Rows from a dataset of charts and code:

══════════

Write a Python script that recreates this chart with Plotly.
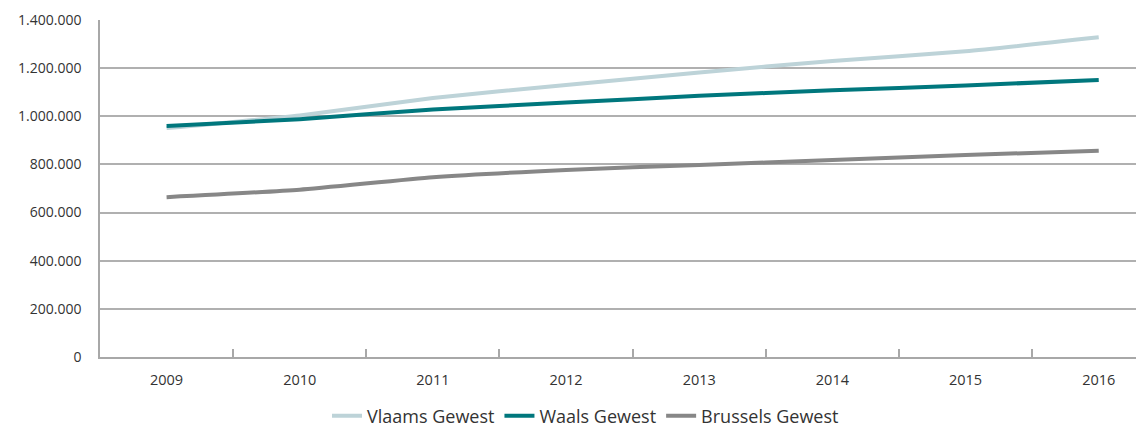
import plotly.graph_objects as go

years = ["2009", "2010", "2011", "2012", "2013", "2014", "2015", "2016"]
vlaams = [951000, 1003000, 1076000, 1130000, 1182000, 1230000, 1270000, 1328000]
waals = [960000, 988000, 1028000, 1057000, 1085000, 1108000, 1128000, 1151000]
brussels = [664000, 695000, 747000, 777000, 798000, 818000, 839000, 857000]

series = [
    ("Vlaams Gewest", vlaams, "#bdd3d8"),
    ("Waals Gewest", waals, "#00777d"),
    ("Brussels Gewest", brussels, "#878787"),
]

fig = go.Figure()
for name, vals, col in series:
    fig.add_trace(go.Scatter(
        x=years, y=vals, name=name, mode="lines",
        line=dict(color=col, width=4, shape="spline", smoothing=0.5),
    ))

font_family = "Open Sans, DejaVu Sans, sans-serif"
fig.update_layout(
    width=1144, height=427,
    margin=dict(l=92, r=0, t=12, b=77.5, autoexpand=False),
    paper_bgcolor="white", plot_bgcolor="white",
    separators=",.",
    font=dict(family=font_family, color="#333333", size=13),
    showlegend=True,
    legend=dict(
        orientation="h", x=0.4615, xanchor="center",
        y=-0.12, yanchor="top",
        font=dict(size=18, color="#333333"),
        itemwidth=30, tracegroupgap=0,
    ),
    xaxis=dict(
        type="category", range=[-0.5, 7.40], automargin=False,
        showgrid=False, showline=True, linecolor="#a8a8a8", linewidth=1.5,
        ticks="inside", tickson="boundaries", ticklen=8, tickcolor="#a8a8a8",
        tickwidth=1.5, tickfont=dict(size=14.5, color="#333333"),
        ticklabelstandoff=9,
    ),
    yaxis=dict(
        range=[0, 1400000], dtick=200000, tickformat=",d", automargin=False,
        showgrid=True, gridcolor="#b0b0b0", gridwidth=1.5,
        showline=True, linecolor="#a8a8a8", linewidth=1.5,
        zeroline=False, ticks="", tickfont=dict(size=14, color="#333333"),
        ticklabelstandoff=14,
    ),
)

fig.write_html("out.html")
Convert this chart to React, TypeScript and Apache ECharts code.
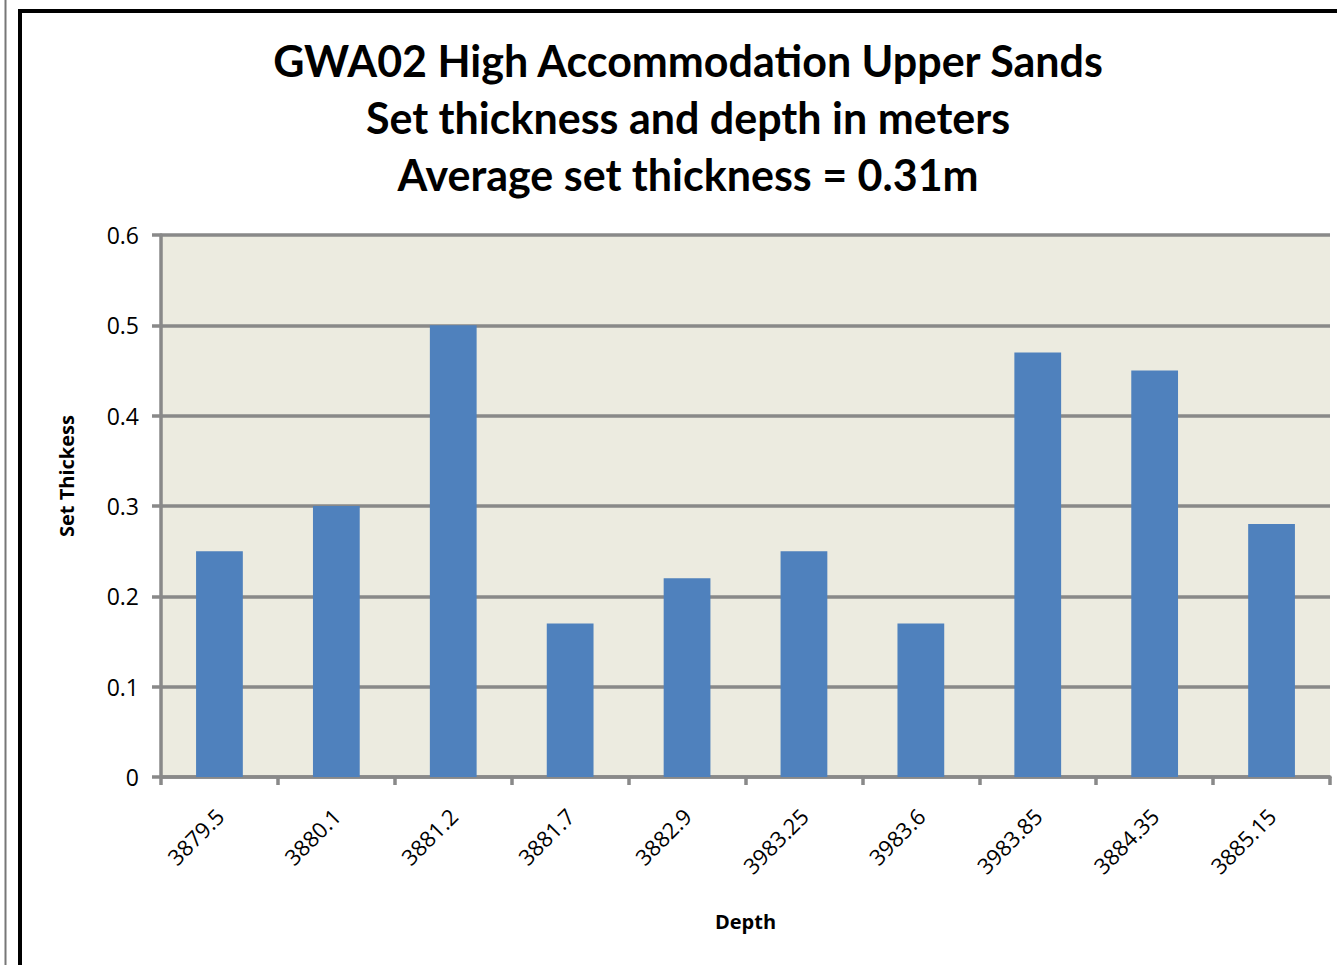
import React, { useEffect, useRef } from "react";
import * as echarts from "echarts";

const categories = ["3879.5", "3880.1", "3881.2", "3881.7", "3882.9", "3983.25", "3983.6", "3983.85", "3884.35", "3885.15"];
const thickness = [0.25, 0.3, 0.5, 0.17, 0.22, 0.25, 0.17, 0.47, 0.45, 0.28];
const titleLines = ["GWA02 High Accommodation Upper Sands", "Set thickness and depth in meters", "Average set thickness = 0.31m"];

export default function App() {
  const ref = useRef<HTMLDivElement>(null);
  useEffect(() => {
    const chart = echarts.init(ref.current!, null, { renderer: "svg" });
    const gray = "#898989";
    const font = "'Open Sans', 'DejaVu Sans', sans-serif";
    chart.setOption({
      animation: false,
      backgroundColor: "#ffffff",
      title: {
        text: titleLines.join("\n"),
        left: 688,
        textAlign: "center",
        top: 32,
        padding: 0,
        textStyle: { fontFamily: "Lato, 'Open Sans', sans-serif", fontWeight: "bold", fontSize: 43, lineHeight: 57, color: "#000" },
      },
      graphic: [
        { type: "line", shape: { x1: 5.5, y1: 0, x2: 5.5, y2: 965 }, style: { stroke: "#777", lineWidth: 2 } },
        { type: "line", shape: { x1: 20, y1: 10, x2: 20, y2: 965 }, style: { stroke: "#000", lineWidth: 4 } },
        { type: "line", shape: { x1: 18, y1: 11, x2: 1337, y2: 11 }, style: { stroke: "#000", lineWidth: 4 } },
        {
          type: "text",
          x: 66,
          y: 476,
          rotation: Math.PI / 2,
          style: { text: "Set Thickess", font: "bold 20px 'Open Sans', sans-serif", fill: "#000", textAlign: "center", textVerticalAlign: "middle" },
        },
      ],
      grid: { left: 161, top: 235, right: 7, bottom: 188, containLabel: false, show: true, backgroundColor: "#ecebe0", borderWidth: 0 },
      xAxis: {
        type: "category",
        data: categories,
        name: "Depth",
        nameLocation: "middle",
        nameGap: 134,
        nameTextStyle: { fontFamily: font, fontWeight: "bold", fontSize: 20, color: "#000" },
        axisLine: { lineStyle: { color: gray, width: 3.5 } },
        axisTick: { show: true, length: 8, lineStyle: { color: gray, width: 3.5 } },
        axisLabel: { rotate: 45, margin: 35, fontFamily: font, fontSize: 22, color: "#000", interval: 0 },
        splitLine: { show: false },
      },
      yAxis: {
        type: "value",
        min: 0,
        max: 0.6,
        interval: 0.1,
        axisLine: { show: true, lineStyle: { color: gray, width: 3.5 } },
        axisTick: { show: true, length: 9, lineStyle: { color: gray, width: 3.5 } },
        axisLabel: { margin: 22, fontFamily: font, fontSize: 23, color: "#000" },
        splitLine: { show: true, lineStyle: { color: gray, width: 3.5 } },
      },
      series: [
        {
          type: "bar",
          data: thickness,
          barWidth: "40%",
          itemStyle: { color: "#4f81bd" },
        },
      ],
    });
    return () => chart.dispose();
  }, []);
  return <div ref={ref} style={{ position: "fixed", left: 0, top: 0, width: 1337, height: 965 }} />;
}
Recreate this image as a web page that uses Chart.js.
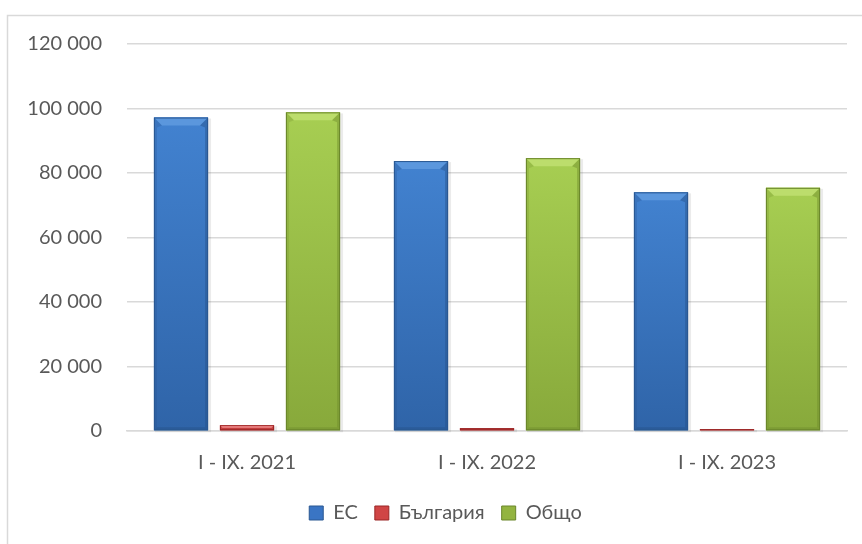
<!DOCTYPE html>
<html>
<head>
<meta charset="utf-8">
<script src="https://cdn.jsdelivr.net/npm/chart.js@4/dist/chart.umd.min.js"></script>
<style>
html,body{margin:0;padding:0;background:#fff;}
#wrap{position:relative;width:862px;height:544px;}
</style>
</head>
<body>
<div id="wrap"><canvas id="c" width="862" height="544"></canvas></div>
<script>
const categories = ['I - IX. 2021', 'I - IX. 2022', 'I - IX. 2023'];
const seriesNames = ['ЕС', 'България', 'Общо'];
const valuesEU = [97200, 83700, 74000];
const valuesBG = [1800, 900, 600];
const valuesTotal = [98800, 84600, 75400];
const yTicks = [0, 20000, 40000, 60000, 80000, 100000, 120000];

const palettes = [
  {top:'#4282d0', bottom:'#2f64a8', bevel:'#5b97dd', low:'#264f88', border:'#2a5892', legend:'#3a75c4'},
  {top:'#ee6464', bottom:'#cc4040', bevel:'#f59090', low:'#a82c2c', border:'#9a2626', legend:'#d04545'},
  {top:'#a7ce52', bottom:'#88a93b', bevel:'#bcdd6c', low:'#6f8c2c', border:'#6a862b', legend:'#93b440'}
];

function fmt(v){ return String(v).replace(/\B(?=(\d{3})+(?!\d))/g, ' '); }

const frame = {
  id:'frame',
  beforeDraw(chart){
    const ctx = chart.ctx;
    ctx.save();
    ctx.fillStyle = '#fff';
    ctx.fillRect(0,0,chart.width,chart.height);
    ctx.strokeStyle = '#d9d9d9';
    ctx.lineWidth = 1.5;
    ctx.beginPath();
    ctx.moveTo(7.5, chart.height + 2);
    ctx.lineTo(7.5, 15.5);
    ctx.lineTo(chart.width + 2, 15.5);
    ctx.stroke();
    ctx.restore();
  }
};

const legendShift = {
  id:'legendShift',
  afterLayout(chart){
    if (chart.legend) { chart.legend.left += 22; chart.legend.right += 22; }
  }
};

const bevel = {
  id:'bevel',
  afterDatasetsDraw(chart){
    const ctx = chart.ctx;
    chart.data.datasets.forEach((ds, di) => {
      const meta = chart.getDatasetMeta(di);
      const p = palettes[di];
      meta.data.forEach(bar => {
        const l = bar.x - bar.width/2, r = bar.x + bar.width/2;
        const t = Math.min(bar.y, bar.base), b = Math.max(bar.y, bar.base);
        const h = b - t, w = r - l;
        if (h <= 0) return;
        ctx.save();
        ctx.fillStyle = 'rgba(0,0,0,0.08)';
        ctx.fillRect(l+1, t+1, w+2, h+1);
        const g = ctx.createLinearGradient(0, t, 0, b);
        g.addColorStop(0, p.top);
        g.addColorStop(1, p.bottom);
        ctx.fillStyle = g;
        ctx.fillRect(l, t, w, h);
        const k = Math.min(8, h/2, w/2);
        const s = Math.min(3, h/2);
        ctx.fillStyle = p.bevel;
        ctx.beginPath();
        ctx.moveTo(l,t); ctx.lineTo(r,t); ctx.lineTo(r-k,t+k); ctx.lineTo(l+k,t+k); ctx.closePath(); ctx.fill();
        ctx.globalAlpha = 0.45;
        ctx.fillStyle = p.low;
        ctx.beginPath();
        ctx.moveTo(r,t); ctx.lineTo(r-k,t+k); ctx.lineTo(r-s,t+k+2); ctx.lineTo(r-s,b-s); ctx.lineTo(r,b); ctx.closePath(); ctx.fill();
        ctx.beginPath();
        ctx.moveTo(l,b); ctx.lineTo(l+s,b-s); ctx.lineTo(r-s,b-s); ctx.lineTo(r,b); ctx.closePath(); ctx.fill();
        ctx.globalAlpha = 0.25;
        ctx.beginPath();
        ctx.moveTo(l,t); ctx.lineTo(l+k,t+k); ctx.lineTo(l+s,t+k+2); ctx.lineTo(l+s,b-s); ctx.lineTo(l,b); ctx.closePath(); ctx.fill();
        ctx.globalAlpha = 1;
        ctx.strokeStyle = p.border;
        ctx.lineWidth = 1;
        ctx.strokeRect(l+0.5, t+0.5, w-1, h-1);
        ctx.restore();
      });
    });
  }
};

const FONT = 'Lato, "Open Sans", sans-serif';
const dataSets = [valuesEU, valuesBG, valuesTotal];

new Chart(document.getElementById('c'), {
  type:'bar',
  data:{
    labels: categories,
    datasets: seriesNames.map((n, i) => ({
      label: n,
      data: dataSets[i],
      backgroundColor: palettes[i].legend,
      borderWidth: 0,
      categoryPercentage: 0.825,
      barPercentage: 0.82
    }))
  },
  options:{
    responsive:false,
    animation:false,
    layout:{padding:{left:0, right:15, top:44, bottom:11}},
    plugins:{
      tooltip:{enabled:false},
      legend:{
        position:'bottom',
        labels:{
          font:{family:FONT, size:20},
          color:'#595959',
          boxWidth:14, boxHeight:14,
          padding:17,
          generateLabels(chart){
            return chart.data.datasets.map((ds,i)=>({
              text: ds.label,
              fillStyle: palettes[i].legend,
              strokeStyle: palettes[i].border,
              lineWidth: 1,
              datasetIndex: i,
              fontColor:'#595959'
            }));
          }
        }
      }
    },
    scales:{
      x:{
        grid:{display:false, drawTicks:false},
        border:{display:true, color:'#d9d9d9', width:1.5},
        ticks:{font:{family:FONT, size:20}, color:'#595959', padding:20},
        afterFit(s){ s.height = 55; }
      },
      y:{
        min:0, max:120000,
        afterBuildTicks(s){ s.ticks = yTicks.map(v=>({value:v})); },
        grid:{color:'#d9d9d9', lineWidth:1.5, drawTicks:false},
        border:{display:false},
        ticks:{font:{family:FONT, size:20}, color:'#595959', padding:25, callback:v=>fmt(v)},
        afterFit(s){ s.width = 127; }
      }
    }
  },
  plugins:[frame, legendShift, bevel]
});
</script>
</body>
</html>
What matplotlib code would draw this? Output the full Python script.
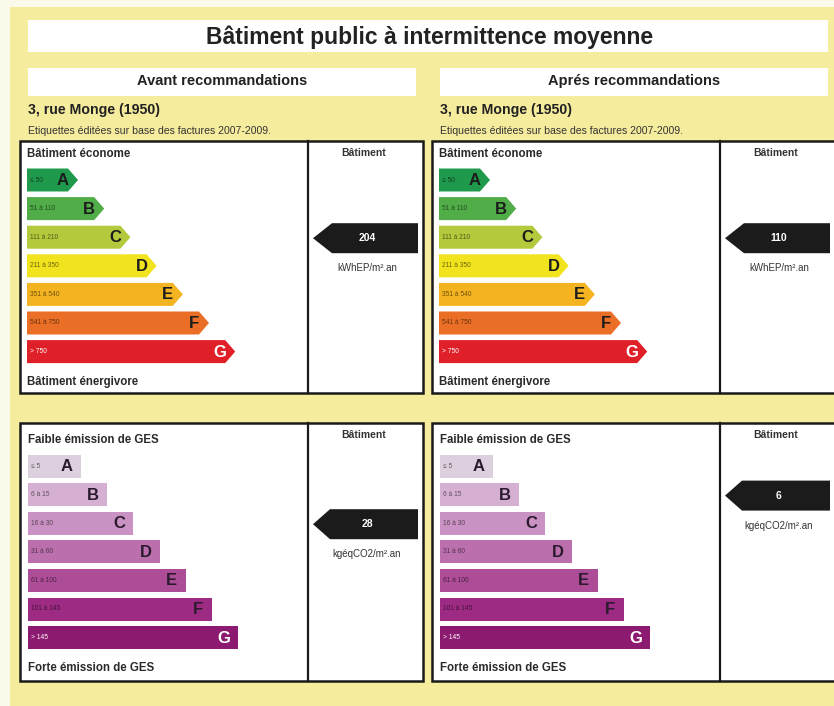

══════════

**JOB:** Leave out every picture, then retype exactly the lines from the one containing "Convert this chart" through the one containing "High Accommodation Upper".

**FULL OUTPUT:**
Convert this chart to React, TypeScript and Apache ECharts code.
import React, { useEffect, useRef } from "react";
import * as echarts from "echarts";

const categories = ["3879.5", "3880.1", "3881.2", "3881.7", "3882.9", "3983.25", "3983.6", "3983.85", "3884.35", "3885.15"];
const thickness = [0.25, 0.3, 0.5, 0.17, 0.22, 0.25, 0.17, 0.47, 0.45, 0.28];
const titleLines = ["GWA02 High Accommodation Upper Sands", "Set thickness and depth in meters", "Average set thickness = 0.31m"];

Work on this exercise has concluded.